O novo filme de Kleber Mendonça Filho teve antestreia esgotada no Porto

Neste domingo, dia 16, as salas do Cinema da Trindade receberam a presença do cineasta brasileiro Kleber Mendonça Filho e do seu novo projeto Retratos Fantasmas. Após as sessões, ocorreu ainda uma conversa com o realizador.

A longa, que só terá sua estreia comercial em Portugal no dia 24 de agosto, foi exibida mundialmente no Festival de Cannes numa sessão especial, fora de competição. Entretanto, não é a primeira presença de Kleber nesta premiação. Os seus projetos anteriores Som ao redor, Aquarius e Bacurau, para além da grande repercussão no Brasil, conquistaram o público internacional pela sua ousadia, criticidade e sensibilidade.

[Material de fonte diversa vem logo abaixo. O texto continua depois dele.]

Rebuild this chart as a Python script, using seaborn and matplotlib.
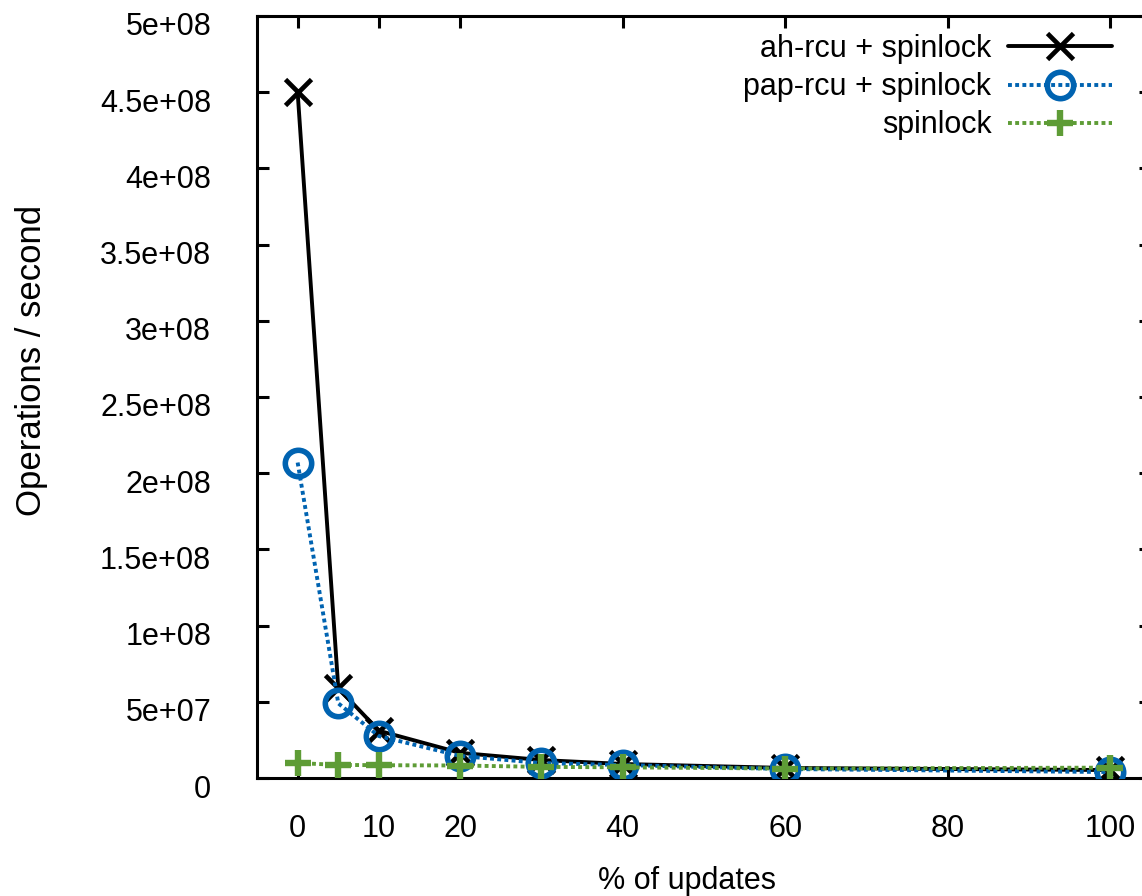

Retratos Fantasmas, assume um estilo ainda não explorado por Kleber. Em formato documental, é investigado o processo de transformação da cidade de Recife no nordeste do Brasil. Mais especificamente, reflete as modificações dos cinemas presentes no centro da cidade e como estes foram influenciados e influenciam o comportamento dos seus habitantes.

Sendo um filme de arquivo, são revisitados outros trabalhos e materiais produzidos pelo realizador ao longo de sua juventude nos anos 80. Porém, é a partir de 7 anos de investigação que o filme ganha corpo. Este conta com imagens e documentos da Cinemateca Brasileira, Centro Técnico Audiovisual e Fundação Joaquim Nabuco.

O cineasta pernambucano narra a sua própria obra e compartilha, de forma nostálgica e íntima, a sua admiração pelo cinema, exaltando a potência cultural, atemporal e até mesmo espiritual que o mesmo pode proporcionar. “Não é uma história particular do Recife.”, comenta Kleber. Neste sentido, mesmo tratando-se de uma visão extremamente pessoal, não está restrita à cidade retratada. De facto, a mesma sequência de acontecimentos condicionados por muitos aspectos políticos, sociais e tecnológicos pode ocorrer de forma semelhante em outras salas de cinema no Brasil e pelo mundo.

Um documentário recheado de histórias sobre a capital de Pernambuco poderia facilmente tender à monotonia, o que, não por acaso, não ocorre nesta obra. O cuidadoso e criativo trabalho de montagem atribui um ritmo dinâmico à narrativa que desperta a curiosidade e empatia do espectador. As técnicas de montagem associadas a um senso cômico e irônico transformam o banal, como mesas de cozinha, gatos de rua, trabalhadores, marquises de cinemas, numa grande poesia de recordações.

Ainda associando a ideia de recordar algo que já não existe mais, a fala “Os filmes de ficção são os melhores documentários” consegue sintetizar uma das ideias centrais da longa. Todos os filmes, por mais que ficcionais, utilizam algum espaço para contar e imergir os espectadores nas suas histórias. Portanto, como referiu o diretor na antestreia na Trindade  “o cinema pode fotografar o tempo” e, ao revisitar uma obra antiga, seja ela qual for, ocorre o encontro quase sobrenatural com algo já não existente no presente, como um fantasma. O registro fílmico tem a capacidade de imortalizar uma ideia, uma pessoa ou um espaço ao mesmo tempo que permite a observação da sua metamorfose.

Por fim, a presença da música “Meu sangue ferve por você”, de Sidney Magal, utilizada no trailer e em grande parte do filme, não poderia ter sido escolhida de forma mais precisa. O amor eloquente descrito na letra apresenta-se como um suporte essencial para a grande carta de amor filmada.

Kleber Mendonça Filho emociona, hipnotiza e faz rir sem romantizar de forma gloriosa um passado perdido. Pelo contrário, ao retratar resistência e preservação de um dos cinemas da cidade, o São Luiz, olha para o futuro de forma menos pessimista e até mesmo esperançosa para a valorização da cultura e da arte em sociedade.